Amazon probably has ~5hrs/year of complete failure of a region. Figure, conservatively, it would take 3 months of engineering time to protect against that, plus a 'continuing' cost of 1/2 a week per month to maintain that protection. You'd also have to (at least) double your provisioned capacity (which may include a larger ops team, etc). Assuming your servers cost $20k/month and devs cost $100/hr (both fully loaded), we're talking about ~$340,000 to prevent 5 hours of downtime (just for the first year).

If downtime costs you more than $50K/hr, then it might make sense to be that fault tolerant. Otherwise, there might be better places for a startup to spend its (limited) resources.

2 comments

Not to mention that it's very easy to increase overall downtime by introducing all the extra complexity this kind of redundancy can bring.
It costs engineering time to simply choose Amazon in the first place.
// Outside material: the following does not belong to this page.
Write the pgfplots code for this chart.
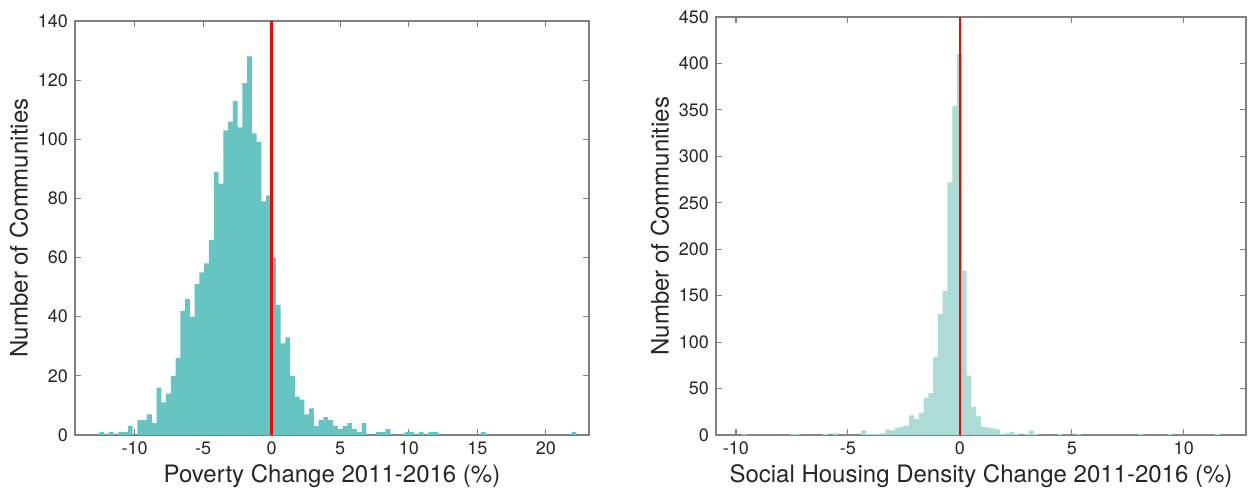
\documentclass[border=0pt]{standalone}
\usepackage{pgfplots}
\pgfplotsset{compat=1.18}
\usepackage{fontspec}
\setmainfont{TeX Gyre Heros}
\definecolor{tealA}{RGB}{102,196,194}
\definecolor{tealB}{RGB}{172,220,213}
\definecolor{axgray}{RGB}{128,128,128}
\definecolor{txt}{RGB}{38,38,38}
\pgfplotsset{
  mystyle/.style={
    scale only axis,
    anchor=south west,
    axis line style={axgray, line width=0.6pt},
    tick style={axgray, line width=0.6pt},
    major tick length=3pt,
    tick align=inside,
    tick pos=both,
    /pgf/number format/assume math mode=true,
    tick label style={font=\fontsize{9}{10}\selectfont, text=txt},
    label style={font=\fontsize{12}{14}\selectfont, text=txt},
    ylabel style={yshift=-2pt},
    xlabel style={yshift=2pt},
    ymin=0,
  }
}
\begin{document}
\begin{tikzpicture}
\useasboundingbox (0,0) rectangle (624.5pt,245.5pt);
\begin{axis}[mystyle,
  at={(37.5pt,28pt)}, width=257pt, height=207pt,
  xmin=-14.35, xmax=23.15, ymax=140,
  xtick={-10,-5,0,5,10,15,20}, ytick={0,20,40,60,80,100,120,140},
  xlabel={Poverty Change 2011-2016 (\%)},
  ylabel={Number of Communities},
]
\addplot[ybar interval, fill=tealA, draw=none] coordinates {
(-12.578,1) (-12.23,0) (-11.882,1) (-11.534,0) (-11.186,1) (-10.838,1) (-10.49,3) (-10.142,0)
(-9.794,5) (-9.446,5) (-9.098,7) (-8.75,4) (-8.402,16) (-8.054,11) (-7.706,14) (-7.358,20)
(-7.01,26) (-6.662,42) (-6.314,46) (-5.966,40) (-5.618,51) (-5.27,55) (-4.922,58) (-4.574,66)
(-4.226,89) (-3.878,85) (-3.53,103) (-3.182,106) (-2.834,113) (-2.486,104) (-2.138,119) (-1.79,128)
(-1.442,102) (-1.094,99) (-0.746,79) (-0.398,81) (-0.05,60) (0.298,44) (0.646,31) (0.994,33)
(1.342,20) (1.69,13) (2.038,12) (2.386,7) (2.734,9) (3.082,3) (3.43,5) (3.778,6)
(4.126,5) (4.474,3) (4.822,2) (5.17,3) (5.518,4) (5.866,2) (6.214,1) (6.562,4)
(6.91,0) (7.606,1) (7.954,1) (8.302,2) (8.65,0) (9.694,1) (10.042,1) (10.39,0)
(10.738,1) (11.086,0) (11.434,1) (11.782,1) (12.13,0) (15.262,1) (15.61,0) (21.874,1) (22.222,0)
};
\addplot[red, line width=1.3pt] coordinates {(0,0) (0,140)};
\end{axis}
\begin{axis}[mystyle,
  at={(358pt,28pt)}, width=265pt, height=209pt,
  xmin=-10.89, xmax=12.78, ymax=450,
  xtick={-10,-5,0,5,10}, ytick={0,50,100,150,200,250,300,350,400,450},
  xlabel={Social Housing Density Change 2011-2016 (\%)},
  ylabel={Number of Communities},
]
\addplot[ybar interval, fill=tealB, draw=none] coordinates {
(-9.7325,1) (-9.519,0) (-7.5975,1) (-7.384,1) (-7.1705,0) (-6.103,1) (-5.8895,0) (-5.676,2) (-5.4625,0)
(-4.395,5) (-4.1815,1) (-3.968,1) (-3.7545,1) (-3.541,2) (-3.3275,6) (-3.114,5) (-2.9005,8)
(-2.687,9) (-2.4735,10) (-2.26,21) (-2.0465,17) (-1.833,24) (-1.6195,40) (-1.406,45) (-1.1925,84)
(-0.979,130) (-0.7655,155) (-0.552,272) (-0.3385,354) (-0.125,410) (0.0885,177) (0.302,64) (0.5155,30)
(0.729,20) (0.9425,9) (1.156,8) (1.3695,7) (1.583,6) (1.7965,1) (2.01,2) (2.2235,3)
(2.437,1) (2.6505,0) (2.864,1) (3.0775,5) (3.291,1) (3.5045,0) (4.3585,1) (4.572,0)
(5.2125,1) (5.426,0) (7.988,1) (8.2015,0) (9.269,1) (9.4825,0) (11.404,1) (11.6175,0)
};
\addplot[red, line width=1.1pt] coordinates {(0,0) (0,450)};
\end{axis}
\end{tikzpicture}
\end{document}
You could spin up VPSes at backspace or dedicated machines elsewhere for less money, and have a local, reliable, fast hard drive.

Instead, to go with amazon you have to architect for Amazon, not counting on your ECC instances to be up all the time, accounting for their local fast storage going away, or accounting for how EBS, which is persistent, is slow.

The alternative is, get the enterprise version of Riak, purchase dedicated nodes in two data centers, tell them about each other. (no engineering required.)

If engineering resources are the most precious commodity, it seems AWS is the more expensive option.